PS: Hier mal ein Bild - nicht von mir, sondern ausm Netz.


----------



## Elenor (2. November 2009)

Schlimm das es schon Fliegen gibt die sich auf TFT's spezialisieren^^.


----------



## Resch (2. November 2009)

Ja da wirst du wohl nicht mehr viel machen können, soll aber auch schon Fälle gegeben haben wo Hersteller dies auf Kolanz korrigiert haben, aber drauf hoffen würd ich nicht.

Und die Lehre aus der Geschicht.....spiele niemlas ohne Licht^^ Wenn man eine weitere Lichtquelle (helle Deckenlampe) an hat ist dir Chance auf jedenfall um einiges geringer.



> Fransenflügler beschädigt Monitore
> 
> Dieses Insekt ist zu einer Plage für Besitzer von TFT-Monitoren geworden. Vom Licht des Monitors angezogen, fliegt es durch die Lüftungsschlitze in den Flachbildschirm hinein und befindet sich dann hinter Panelglas und Diffusorfolie. Das Insekt stirbt und ist daraufhin im Monitorbild sichtbar. Garantieansprüche werden von den Herstellern unterschiedlich gehandhabt. Samsung bestätigt beispielsweise, dass "zwischen Diffusorfolie und TFT-Panel weder Staub, noch Tiere oder Fremdkörper gelangen dürften".


----------



## Mikroflame (2. November 2009)

Hm,sollteste eine Pixelfehler Garantie haben,könnte man doch Versuchen einzuschicken und es so rüberbringen lassen,als ob man glauben würde,es sei ein Pixelfehler. Sobald die es dort merken,würden die Eventuell was dagegen machen 


			Dieser Inhalt steht nur eingeloggten Mitgliedern zur Verfügung.


----------



## Alion (2. November 2009)

Ich werde mal versuche ob ich das ding so rausbekomme. Ansonsten heisst es wohl, dass ich mir einen neuen Bildschirm kaufen kann.

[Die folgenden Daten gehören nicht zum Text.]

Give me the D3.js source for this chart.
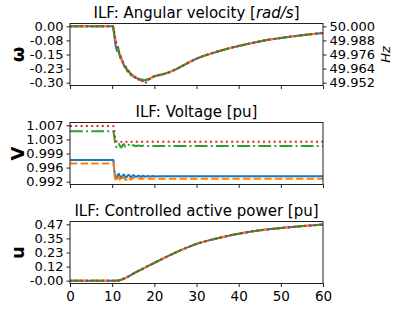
<!DOCTYPE html>
<html><head><meta charset="utf-8">
<script src="https://cdn.jsdelivr.net/npm/d3@7"></script>
<style>body{margin:0;background:#fff} text{font-family:"DejaVu Sans",sans-serif;fill:#000}</style>
</head><body><svg id="c" width="395" height="310"></svg>
<script>
// ---------- data ----------
const seriesNames = ["s1","s2","s3","s4"];
const xTicks = [0,10,20,30,40,50,60];

// angular velocity [rad/s]
const tW = [0,10.2,10.5,10.8,11.1,11.4,11.7,12.0,12.4,12.8,13.2,13.6,14.0,14.5,15.0,15.5,16.0,16.5,17.0,17.5,18.0,18.5,19.0,19.5,20,21,22,23,24,25,26,27,28,30,32,35,38,41,44,47,50,53,56,60];
const wBlue  = [0,0,-0.05,-0.10,-0.13,-0.11,-0.15,-0.17,-0.18,-0.21,-0.215,-0.235,-0.24,-0.26,-0.262,-0.275,-0.276,-0.285,-0.283,-0.288,-0.284,-0.285,-0.277,-0.273,-0.266,-0.26,-0.255,-0.249,-0.24,-0.23,-0.218,-0.206,-0.194,-0.172,-0.155,-0.134,-0.115,-0.099,-0.085,-0.072,-0.062,-0.053,-0.045,-0.035];
const wOrange= [0,0,-0.03,-0.07,-0.10,-0.125,-0.14,-0.165,-0.19,-0.2,-0.225,-0.23,-0.25,-0.255,-0.27,-0.27,-0.283,-0.28,-0.29,-0.285,-0.29,-0.28,-0.28,-0.27,-0.265,-0.262,-0.254,-0.249,-0.24,-0.23,-0.218,-0.206,-0.194,-0.172,-0.155,-0.134,-0.115,-0.099,-0.085,-0.072,-0.062,-0.053,-0.045,-0.035];
const wGreen = [0,0,-0.04,-0.08,-0.095,-0.12,-0.15,-0.155,-0.185,-0.205,-0.215,-0.24,-0.24,-0.26,-0.26,-0.275,-0.278,-0.28,-0.29,-0.286,-0.288,-0.28,-0.28,-0.27,-0.268,-0.258,-0.256,-0.248,-0.24,-0.23,-0.218,-0.206,-0.194,-0.172,-0.155,-0.134,-0.115,-0.099,-0.085,-0.072,-0.062,-0.053,-0.045,-0.035];
const wRed   = [0,0,-0.03,-0.075,-0.11,-0.12,-0.145,-0.17,-0.18,-0.21,-0.22,-0.228,-0.25,-0.252,-0.27,-0.268,-0.285,-0.282,-0.295,-0.285,-0.3,-0.282,-0.28,-0.268,-0.266,-0.26,-0.255,-0.25,-0.24,-0.23,-0.218,-0.206,-0.194,-0.172,-0.155,-0.134,-0.115,-0.099,-0.085,-0.072,-0.062,-0.053,-0.045,-0.035];
const wTicks = [0,-0.075,-0.15,-0.225,-0.30];
const wTickLabels = ["0.00","-0.08","-0.15","-0.23","-0.30"];
const fTickLabels = ["50.000","49.988","49.976","49.964","49.952"];

// voltage [pu]
const tV = [0,10.3,10.5,10.7,11.0,11.3,11.6,11.9,12.2,12.5,12.8,13.1,13.4,13.7,14.0,14.3,14.6,14.9,15.2,15.5,15.8,16.1,16.4,16.7,17.0,17.3,17.6,17.9,18.5,19.1,19.7,20.3,21,22,24,27,30,40,50,60];
const vBlue  = [0.99775,0.99775,0.9950,0.9935,0.9929,0.9938,0.9941,0.9932,0.9930,0.9937,0.9939,0.9932,0.9931,0.9937,0.9938,0.9933,0.9932,0.9937,0.9937,0.9933,0.9933,0.9936,0.9936,0.9933,0.9934,0.9936,0.9935,0.9933,0.9935,0.9934,0.9935,0.9934,0.99345,0.99343,0.99343,0.99343,0.99343,0.99343,0.99343,0.99343];
const vOrange= [0.99687,0.99687,0.9945,0.9928,0.9921,0.9930,0.9933,0.9924,0.9923,0.9931,0.9932,0.9925,0.9925,0.9931,0.9931,0.9926,0.9926,0.9930,0.9930,0.9927,0.9927,0.9929,0.9929,0.9927,0.9928,0.9929,0.9928,0.9927,0.9928,0.99285,0.9928,0.99282,0.9928,0.9928,0.9928,0.9928,0.9928,0.9928,0.9928,0.9928];
const vGreen = [1.00541,1.00541,1.0040,1.0020,1.0012,1.0019,1.0021,1.0013,1.0011,1.0018,1.0020,1.0013,1.0013,1.0018,1.0018,1.0014,1.0014,1.0017,1.0017,1.0014,1.0015,1.0016,1.0016,1.0015,1.0015,1.0016,1.0015,1.0015,1.0015,1.0015,1.0015,1.0015,1.0015,1.0015,1.0015,1.0015,1.0015,1.0015,1.0015,1.0015];
const vRed   = [1.00680,1.00680,1.0060,1.0035,1.0027,1.0028,1.0027,1.0025,1.0026,1.0027,1.0026,1.0025,1.0026,1.0027,1.0026,1.0025,1.0026,1.0026,1.0026,1.0026,1.0026,1.0026,1.0026,1.0026,1.0026,1.0026,1.0026,1.0026,1.0026,1.0026,1.0026,1.0026,1.0026,1.0026,1.0026,1.0026,1.0026,1.0026,1.0026,1.0026];
const vTicks = [0.992,0.99575,0.9995,1.00325,1.007];
const vTickLabels = ["0.992","0.996","0.999","1.003","1.007"];

// controlled active power [pu]
const tP = [0,11,11.5,12,13,14,15,16,17,18,19,20,22,24,26,28,30,32,34,36,38,40,43,46,50,54,57,60];
const pAll = [0,0,0.002,0.006,0.02,0.038,0.058,0.077,0.095,0.113,0.131,0.148,0.184,0.218,0.25,0.28,0.307,0.328,0.346,0.362,0.378,0.392,0.41,0.424,0.439,0.452,0.46,0.468];
const pTicks = [0,0.1175,0.235,0.3525,0.47];
const pTickLabels = ["-0.00","0.12","0.23","0.35","0.47"];

// ---------- drawing ----------
const colors = ["#1f77b4","#ff7f0e","#2ca02c","#d62728"];
const dashes = [null,"7.4,3.2","12.8,3.2,2,3.2","2,3.3"];
const svg = d3.select("#c");
const L = 70, R = 323, H = 62;
const tops = [23.5, 122.5, 221.5];
const TF = 13;
const x = d3.scaleLinear().domain([0,60]).range([L,R]);

const panels = [
  {t:tW, ys:[wBlue,wOrange,wGreen,wRed], ticks:wTicks, labels:wTickLabels, label:"ω",
   title:["ILF: Angular velocity [","rad/s","]"]},
  {t:tV, ys:[vBlue,vOrange,vGreen,vRed], ticks:vTicks, labels:vTickLabels, label:"V",
   title:["ILF: Voltage [pu]"]},
  {t:tP, ys:[pAll,pAll,pAll,pAll], ticks:pTicks, labels:pTickLabels, label:"u",
   title:["ILF: Controlled active power [pu]"]}
];

panels.forEach((p,i)=>{
  const top = tops[i];
  const lo = p.ticks[0], hi = p.ticks[p.ticks.length-1];
  const mn = Math.min(lo,hi), mx = Math.max(lo,hi), m = (mx-mn)*0.05;
  const y = d3.scaleLinear().domain([mn-m, mx+m]).range([top+H, top]);
  const g = svg.append("g");
  g.append("clipPath").attr("id","clip"+i).append("rect")
    .attr("x",L).attr("y",top).attr("width",R-L).attr("height",H);
  const lg = g.append("g").attr("clip-path",`url(#clip${i})`);
  p.ys.forEach((vals,k)=>{
    const line = d3.line().x((d,j)=>x(p.t[j])).y(d=>y(d));
    lg.append("path").datum(vals).attr("d",line)
      .attr("fill","none").attr("stroke",colors[k]).attr("stroke-width",2)
      .attr("stroke-dasharray",dashes[k]).attr("stroke-linejoin","round");
  });
  // frame
  g.append("rect").attr("x",L).attr("y",top).attr("width",R-L).attr("height",H)
    .attr("fill","none").attr("stroke","#222").attr("stroke-width",1);
  // left axis
  const ya = g.append("g").attr("transform",`translate(${L},0)`)
    .call(d3.axisLeft(y).tickValues(p.ticks).tickFormat((d,j)=>p.labels[j]).tickSize(3.5).tickPadding(3));
  ya.select(".domain").remove();
  ya.selectAll("text").attr("font-size",TF).attr("font-family","DejaVu Sans").attr("fill","#000");
  ya.selectAll("line").attr("stroke","#222");
  // x axis
  const xa = g.append("g").attr("transform",`translate(0,${top+H})`)
    .call(d3.axisBottom(x).tickValues(xTicks).tickSize(3.5).tickPadding(4)
      .tickFormat(i===2 ? d3.format("d") : ()=>""));
  xa.select(".domain").remove();
  xa.selectAll("text").attr("font-size",13.5).attr("font-family","DejaVu Sans").attr("fill","#000");
  xa.selectAll("line").attr("stroke","#222");
  // title
  const tt = g.append("text").attr("x",(L+R)/2).attr("y",top-5.5)
    .attr("text-anchor","middle").attr("font-size",15);
  p.title.forEach((s,j)=>{
    tt.append("tspan").text(s).attr("font-style", j===1 ? "italic" : "normal");
  });
  // y label
  g.append("text").attr("transform",`translate(24,${top+H/2}) rotate(-90)`)
    .attr("text-anchor","middle").attr("font-size",18).attr("font-weight","bold").text(p.label);
  // right axis for omega
  if(i===0){
    const ra = g.append("g").attr("transform",`translate(${R},0)`)
      .call(d3.axisRight(y).tickValues(p.ticks).tickFormat((d,j)=>fTickLabels[j]).tickSize(3.5).tickPadding(3));
    ra.select(".domain").remove();
    ra.selectAll("text").attr("font-size",TF).attr("font-family","DejaVu Sans").attr("fill","#000");
    ra.selectAll("line").attr("stroke","#222");
    g.append("text").attr("transform",`translate(390,${top+H/2}) rotate(-90)`)
      .attr("text-anchor","middle").attr("font-size",13).attr("font-style","italic").text("Hz");
  }
});
</script></body></html>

Mit Garantie ist wohl nix. Der Bildschirm ist sicher 4 Jahre alt.


----------



## Ogil (2. November 2009)

Naja - wie gesagt: Man bekommt den TFT schon auf, sieht dann halt nicht mehr so schoen aus (war zumindest bei mir so), da er eventuell ein paar Kratzer am Gehaeuse bekommt. Aber bevor Du einfach einen neuen Monitor kaufst kannst Du das freilich versuchen...

PS: Natuerlich vorm Aufmachen ordentlich vom Netz nehmen!


----------



## eMJay (2. November 2009)

Und die Folien reinfolge beachten. Aber Achtung die Röhren die den Monitor beluchten haben sehr kurze Kabel. War bei mir so.


----------



## Alion (2. November 2009)

Dieser Inhalt steht nur eingeloggten Mitgliedern zur Verfügung.
        



Hier ist ein Foto von dem nervigen Ding.


----------



## Asoriel (2. November 2009)

ich seh keins...


----------



## Mikroflame (2. November 2009)

Laut Opera ist das Bild hier hochgeladen. Aber es wird bei mir weder auf der URL noch auf Buffed angezeigt.


----------



## Alion (2. November 2009)

fixed



			Dieser Inhalt steht nur eingeloggten Mitgliedern zur Verfügung.


----------



## Scissor (3. November 2009)

Ich fasse es nicht. Hatte vorher noch nie was davon gehört. Das ist ja wohl voll ätzend. *Mistviecher!!* Hast mein volles Mitgefühl.


----------